Further complications with the Ratshosa family had developed. Oratile, Tshekedi's domineering niece and wife of Simon, had seized a young Mosarwa girl from her father's widow, Queen Tebogo. This girl had originally been a gift to Oratile from her father, but he had taken back the child at a time when his relations with the Ratshosas were becoming increasingly tense. As Chief, he had the right to dispose of any Basarwa, who were treated by their rich Bangwato owners as property to work for them on their cattle posts without pay. It was customary to bring in Basarwa children to Serowe to work as domestic servants. Oratile had been further enraged when Tshekedi opened up her father's house preparatory to settling his estate. When Oratile raised the matter with the Resident Magistrate, Tshekedi told him it was not her affair.
When Ellenberger learnt that Tshekedi had brought the question of appointing a new Tribal Secretary in kgotla without first discussing it personally with Johnny he was very upset. When Tshekedi had raised the matter with him after the installation, he had not objected to Tshekedi's planned repalacement of Johnny. But he had supposed that Tshekedi would inform Johnny of his dismissal privately and not make it a matter for public discussion. He now urged Tshekedi to tell Johnny that he had no intention of appointing anyone in his place for some time and that even when he did so he hoped that Johnnie would `remain by his side and help him'.
When Captain Neale conveyed the Resident Commissioner's advice to Tshekedi, he promised to follow it. But to Neale's surprise Johnny came to him on the 8 February to tell him that he had been summarily dismissed from his post in the kgotla that very morning. Johnny was convinced that Phethu and his supporters were behind Tshekedi's decision.

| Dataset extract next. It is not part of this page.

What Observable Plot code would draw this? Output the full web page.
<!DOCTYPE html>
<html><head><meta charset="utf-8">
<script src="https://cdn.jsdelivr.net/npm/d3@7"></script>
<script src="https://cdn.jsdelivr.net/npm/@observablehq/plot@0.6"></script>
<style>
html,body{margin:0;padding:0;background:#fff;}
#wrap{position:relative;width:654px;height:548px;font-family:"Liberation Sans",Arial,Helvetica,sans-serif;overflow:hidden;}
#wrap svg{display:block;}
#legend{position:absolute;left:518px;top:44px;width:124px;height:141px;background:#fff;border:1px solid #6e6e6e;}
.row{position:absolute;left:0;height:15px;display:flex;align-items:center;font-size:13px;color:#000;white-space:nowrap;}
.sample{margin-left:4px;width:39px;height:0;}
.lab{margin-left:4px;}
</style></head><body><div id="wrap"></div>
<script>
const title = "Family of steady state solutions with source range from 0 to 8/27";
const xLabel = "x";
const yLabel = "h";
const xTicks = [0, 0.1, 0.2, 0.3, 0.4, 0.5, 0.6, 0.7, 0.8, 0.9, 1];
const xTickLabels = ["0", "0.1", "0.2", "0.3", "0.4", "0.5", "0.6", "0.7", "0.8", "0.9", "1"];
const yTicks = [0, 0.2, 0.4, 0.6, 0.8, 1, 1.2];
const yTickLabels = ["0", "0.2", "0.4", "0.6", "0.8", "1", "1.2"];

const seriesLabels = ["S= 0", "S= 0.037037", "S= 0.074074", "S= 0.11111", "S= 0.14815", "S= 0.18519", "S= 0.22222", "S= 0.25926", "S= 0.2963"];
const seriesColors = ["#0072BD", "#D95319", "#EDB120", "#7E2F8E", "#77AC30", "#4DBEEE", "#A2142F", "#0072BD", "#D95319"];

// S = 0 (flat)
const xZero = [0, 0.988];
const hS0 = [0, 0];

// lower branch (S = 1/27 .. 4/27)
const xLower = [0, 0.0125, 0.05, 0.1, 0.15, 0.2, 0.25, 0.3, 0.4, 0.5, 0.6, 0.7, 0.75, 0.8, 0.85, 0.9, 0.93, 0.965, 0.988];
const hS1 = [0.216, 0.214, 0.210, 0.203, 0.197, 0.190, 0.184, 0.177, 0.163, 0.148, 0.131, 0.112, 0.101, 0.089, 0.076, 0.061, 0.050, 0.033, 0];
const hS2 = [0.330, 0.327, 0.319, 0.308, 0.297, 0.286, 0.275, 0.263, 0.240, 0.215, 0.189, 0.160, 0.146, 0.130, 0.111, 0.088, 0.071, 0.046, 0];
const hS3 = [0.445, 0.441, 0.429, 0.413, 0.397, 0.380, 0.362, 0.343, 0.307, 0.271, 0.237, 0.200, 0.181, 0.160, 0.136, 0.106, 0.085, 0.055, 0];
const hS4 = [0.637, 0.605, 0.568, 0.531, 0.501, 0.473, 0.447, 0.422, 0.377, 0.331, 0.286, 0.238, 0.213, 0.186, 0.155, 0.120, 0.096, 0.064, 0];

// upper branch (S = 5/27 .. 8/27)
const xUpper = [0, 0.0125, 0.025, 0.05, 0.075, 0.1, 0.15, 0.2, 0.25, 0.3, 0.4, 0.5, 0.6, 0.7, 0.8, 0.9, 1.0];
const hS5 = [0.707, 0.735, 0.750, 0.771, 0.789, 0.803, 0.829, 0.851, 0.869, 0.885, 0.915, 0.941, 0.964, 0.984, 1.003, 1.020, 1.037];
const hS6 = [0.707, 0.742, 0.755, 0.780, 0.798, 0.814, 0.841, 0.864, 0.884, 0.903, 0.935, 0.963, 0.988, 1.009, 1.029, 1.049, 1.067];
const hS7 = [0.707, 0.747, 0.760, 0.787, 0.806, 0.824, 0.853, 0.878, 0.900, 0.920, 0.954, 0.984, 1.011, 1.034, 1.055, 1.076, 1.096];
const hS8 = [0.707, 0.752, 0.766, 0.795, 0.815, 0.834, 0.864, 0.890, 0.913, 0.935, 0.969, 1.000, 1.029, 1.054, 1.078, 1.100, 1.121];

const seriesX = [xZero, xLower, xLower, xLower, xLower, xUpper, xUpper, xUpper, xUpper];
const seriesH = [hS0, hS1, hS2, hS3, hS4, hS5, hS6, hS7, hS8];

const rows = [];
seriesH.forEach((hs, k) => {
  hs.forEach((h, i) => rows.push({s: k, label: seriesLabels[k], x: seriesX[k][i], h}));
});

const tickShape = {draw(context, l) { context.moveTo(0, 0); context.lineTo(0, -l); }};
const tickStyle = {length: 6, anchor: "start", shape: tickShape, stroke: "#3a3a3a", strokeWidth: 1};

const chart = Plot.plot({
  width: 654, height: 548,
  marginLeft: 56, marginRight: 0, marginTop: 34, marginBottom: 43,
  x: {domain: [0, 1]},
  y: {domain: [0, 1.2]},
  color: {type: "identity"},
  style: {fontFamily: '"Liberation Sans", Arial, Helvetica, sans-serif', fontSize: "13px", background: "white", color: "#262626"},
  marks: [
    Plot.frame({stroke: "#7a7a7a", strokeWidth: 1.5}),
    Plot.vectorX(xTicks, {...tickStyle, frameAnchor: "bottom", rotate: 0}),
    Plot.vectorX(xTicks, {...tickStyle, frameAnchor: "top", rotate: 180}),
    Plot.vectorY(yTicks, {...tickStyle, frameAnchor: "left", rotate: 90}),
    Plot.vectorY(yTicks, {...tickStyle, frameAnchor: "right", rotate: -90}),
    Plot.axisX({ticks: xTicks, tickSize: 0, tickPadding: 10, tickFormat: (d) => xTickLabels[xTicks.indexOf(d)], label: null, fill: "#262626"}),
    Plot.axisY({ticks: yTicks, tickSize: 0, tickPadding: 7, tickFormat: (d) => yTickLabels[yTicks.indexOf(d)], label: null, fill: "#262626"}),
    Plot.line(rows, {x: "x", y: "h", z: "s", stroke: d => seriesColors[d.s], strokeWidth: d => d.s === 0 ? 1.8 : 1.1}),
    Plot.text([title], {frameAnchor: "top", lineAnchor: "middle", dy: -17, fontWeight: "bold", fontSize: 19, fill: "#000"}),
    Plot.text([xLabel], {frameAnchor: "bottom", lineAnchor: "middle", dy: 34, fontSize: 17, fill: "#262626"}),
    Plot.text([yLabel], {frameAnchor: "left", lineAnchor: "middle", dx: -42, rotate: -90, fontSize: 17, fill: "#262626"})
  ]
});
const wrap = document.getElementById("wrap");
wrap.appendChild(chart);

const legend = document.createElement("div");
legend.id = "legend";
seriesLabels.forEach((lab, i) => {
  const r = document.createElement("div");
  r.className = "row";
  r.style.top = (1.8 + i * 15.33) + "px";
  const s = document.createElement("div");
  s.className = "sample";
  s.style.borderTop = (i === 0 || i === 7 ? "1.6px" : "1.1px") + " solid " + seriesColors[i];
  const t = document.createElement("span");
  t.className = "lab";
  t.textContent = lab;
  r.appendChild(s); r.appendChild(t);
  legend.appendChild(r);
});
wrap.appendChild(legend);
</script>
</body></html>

An hour later Tshekedi arrived at Captain Neale's office, and told him that he had indeed seen Johnny privately and thanked him for his services. He had then called a kgotla meeting at which he reminded the people that he had promised to give them a decision about replacing Johnny. `I told them', he informed the Magistrate, `that they could get their own [Secretary] and that Johnny was no longer in this work and that it was in accordance with their request. I reminded the people that in the previous Meeting they asked me [to] take the Ratshosas out of their work but I said that I did not think that would be fair on my part and I beseeched them to let Obeditse continue his work at the kgotla issuing permits. In the meantime I told them to elect their own [Secretary] and tell me whom they have chosen'.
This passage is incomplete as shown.